# How do you find the integral of (x^3-4x-10)/(x^2-x-6) from 0 to 1?

Mar 19, 2018

${\int}_{0}^{1} \frac{{x}^{3} - 4 x - 10}{{x}^{2} - x - 6} \mathrm{dx} = \frac{3}{2} + \ln \left(\frac{3}{2}\right)$

#### Explanation:

Solve first the indefinite integral, noting that:

${x}^{2} - x - 6 = \left(x - 3\right) \left(x + 2\right)$

${x}^{3} - 4 x - 10 = x \left({x}^{2} - 4\right) - 10 = x \left(x - 2\right) \left(x + 2\right) - 10$

So:

$\int \frac{{x}^{3} - 4 x - 10}{{x}^{2} - x - 6} \mathrm{dx} = \int \frac{x \left(x - 2\right) \left(x + 2\right) - 10}{\left(x - 3\right) \left(x + 2\right)} \mathrm{dx}$

Simplify and use the linearity of the integral:

$\int \frac{{x}^{3} - 4 x - 10}{{x}^{2} - x - 6} \mathrm{dx} = \int \frac{x \left(x - 2\right)}{x - 3} \mathrm{dx} - 10 \int \frac{\mathrm{dx}}{\left(x - 3\right) \left(x + 2\right)}$

Solve the integrals separately.

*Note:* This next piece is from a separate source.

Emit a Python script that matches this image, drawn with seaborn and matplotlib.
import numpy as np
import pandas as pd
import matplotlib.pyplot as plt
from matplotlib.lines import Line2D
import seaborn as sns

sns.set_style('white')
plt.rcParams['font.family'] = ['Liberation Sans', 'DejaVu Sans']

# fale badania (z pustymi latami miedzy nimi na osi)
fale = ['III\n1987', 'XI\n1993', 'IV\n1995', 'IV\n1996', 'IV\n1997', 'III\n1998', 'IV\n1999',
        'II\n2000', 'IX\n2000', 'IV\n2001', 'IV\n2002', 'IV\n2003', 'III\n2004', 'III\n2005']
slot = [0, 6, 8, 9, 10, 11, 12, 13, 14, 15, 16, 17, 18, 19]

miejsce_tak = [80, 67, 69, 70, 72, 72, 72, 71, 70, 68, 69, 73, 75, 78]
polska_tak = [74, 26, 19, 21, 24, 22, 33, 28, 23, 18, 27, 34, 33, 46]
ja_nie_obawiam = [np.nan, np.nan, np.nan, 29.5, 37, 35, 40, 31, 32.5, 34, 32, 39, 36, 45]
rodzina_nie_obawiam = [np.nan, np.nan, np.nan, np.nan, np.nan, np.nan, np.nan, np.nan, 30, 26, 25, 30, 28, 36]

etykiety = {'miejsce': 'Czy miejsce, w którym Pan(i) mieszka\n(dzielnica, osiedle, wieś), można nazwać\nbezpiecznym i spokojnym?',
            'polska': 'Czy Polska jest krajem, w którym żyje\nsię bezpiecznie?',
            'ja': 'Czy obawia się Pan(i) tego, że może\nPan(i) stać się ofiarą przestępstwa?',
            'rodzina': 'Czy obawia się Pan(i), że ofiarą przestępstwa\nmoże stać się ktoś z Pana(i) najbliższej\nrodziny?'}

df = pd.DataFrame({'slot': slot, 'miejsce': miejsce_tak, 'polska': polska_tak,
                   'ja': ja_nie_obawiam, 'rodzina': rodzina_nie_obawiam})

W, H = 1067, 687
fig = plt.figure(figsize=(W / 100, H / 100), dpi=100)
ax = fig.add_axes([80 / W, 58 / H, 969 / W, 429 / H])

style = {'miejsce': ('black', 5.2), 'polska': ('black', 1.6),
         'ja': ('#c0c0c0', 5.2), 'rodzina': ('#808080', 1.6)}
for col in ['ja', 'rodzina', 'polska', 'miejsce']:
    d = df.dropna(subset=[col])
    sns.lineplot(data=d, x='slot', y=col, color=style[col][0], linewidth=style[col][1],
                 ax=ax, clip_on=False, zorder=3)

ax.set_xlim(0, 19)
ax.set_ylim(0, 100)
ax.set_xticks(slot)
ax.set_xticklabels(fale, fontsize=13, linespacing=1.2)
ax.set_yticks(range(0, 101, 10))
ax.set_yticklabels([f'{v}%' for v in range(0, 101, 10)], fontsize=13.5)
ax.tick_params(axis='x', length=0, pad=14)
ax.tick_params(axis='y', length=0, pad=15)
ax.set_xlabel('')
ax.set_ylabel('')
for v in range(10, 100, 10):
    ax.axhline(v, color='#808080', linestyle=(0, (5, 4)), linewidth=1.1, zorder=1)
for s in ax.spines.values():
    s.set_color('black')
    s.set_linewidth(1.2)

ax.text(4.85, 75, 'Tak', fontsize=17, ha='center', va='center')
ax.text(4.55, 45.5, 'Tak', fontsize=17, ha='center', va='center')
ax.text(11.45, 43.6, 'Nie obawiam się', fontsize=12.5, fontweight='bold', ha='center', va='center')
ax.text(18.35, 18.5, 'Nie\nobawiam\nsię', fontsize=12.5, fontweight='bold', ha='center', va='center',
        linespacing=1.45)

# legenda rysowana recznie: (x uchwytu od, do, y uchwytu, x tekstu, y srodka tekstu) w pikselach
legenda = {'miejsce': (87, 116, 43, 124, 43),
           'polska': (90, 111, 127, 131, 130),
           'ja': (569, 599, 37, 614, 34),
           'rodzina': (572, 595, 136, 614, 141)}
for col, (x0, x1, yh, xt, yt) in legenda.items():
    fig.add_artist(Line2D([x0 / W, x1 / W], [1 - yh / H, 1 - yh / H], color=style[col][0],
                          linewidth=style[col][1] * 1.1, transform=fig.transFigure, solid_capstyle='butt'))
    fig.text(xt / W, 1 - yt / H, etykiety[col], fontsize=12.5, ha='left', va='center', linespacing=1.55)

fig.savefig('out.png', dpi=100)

In the first substitute $\left(x - 3\right) = u$:

$\int \frac{x \left(x - 2\right)}{x - 3} \mathrm{dx} = \int \frac{\left(u + 3\right) \left(u + 1\right)}{u} \mathrm{du}$

$\int \frac{x \left(x - 2\right)}{x - 3} \mathrm{dx} = \int \frac{{u}^{2} + 4 u + 3}{u} \mathrm{du}$

and always using linearity:

$\int \frac{x \left(x - 2\right)}{x - 3} \mathrm{dx} = \int u \mathrm{du} + 4 \int \mathrm{du} + 3 \int \frac{\mathrm{du}}{u}$

$\int \frac{x \left(x - 2\right)}{x - 3} \mathrm{dx} = {u}^{2} / 2 + 4 u + 3 \ln \left\mid u \right\mid$

and undoing the substitution:

$\int \frac{x \left(x - 2\right)}{x + 3} \mathrm{dx} = {\left(x - 3\right)}^{2} / 2 + 4 \left(x - 3\right) + 3 \ln \left\mid x - 3 \right\mid + C$

Solve the second integral with partial fraction decomposition:

$\frac{1}{\left(x - 3\right) \left(x + 2\right)} = \frac{A}{x - 3} + \frac{B}{x + 2}$

$1 = A \left(x + 2\right) + B \left(x - 3\right)$

$1 = \left(A + B\right) x + \left(2 A - 3 B\right)$

$\left\{\begin{matrix}A + B = 0 \\ 2 A - 3 B = 1\end{matrix}\right.$

$\left\{\begin{matrix}A = \frac{1}{5} \\ B = - \frac{1}{5}\end{matrix}\right.$

So:

$\int \frac{\mathrm{dx}}{\left(x - 3\right) \left(x + 2\right)} = \frac{1}{5} \int \frac{\mathrm{dx}}{x - 3} - \frac{1}{5} \int \frac{\mathrm{dx}}{x + 2}$

$\int \frac{\mathrm{dx}}{\left(x - 3\right) \left(x + 2\right)} = \frac{1}{5} \ln \left\mid x - 3 \right\mid - \frac{1}{5} \ln \left\mid x + 2 \right\mid + C$

Put together the partial results:

$\int \frac{{x}^{3} - 4 x - 10}{{x}^{2} - x - 6} \mathrm{dx} = {\left(x - 3\right)}^{2} / 2 + 4 \left(x - 3\right) + 3 \ln \left\mid x - 3 \right\mid - 2 \ln \left\mid x - 3 \right\mid + 2 \ln \left\mid x + 2 \right\mid + C$

Simplifying and absorbing the constants in $C$:

$\int \frac{{x}^{3} - 4 x - 10}{{x}^{2} - x - 6} \mathrm{dx} = {x}^{2} / 2 + x + \ln \left\mid x - 3 \right\mid + 2 \ln \left\mid x + 2 \right\mid + C$

Now:

${\int}_{0}^{1} \frac{{x}^{3} - 4 x - 10}{{x}^{2} - x - 6} \mathrm{dx} = \frac{1}{2} + 1 + \ln 2 + 2 \ln 3 - \ln 3 - 2 \ln 2$

${\int}_{0}^{1} \frac{{x}^{3} - 4 x - 10}{{x}^{2} - x - 6} \mathrm{dx} = \frac{3}{2} - \ln 2 + \ln 3$

${\int}_{0}^{1} \frac{{x}^{3} - 4 x - 10}{{x}^{2} - x - 6} \mathrm{dx} = \frac{3}{2} + \ln \left(\frac{3}{2}\right)$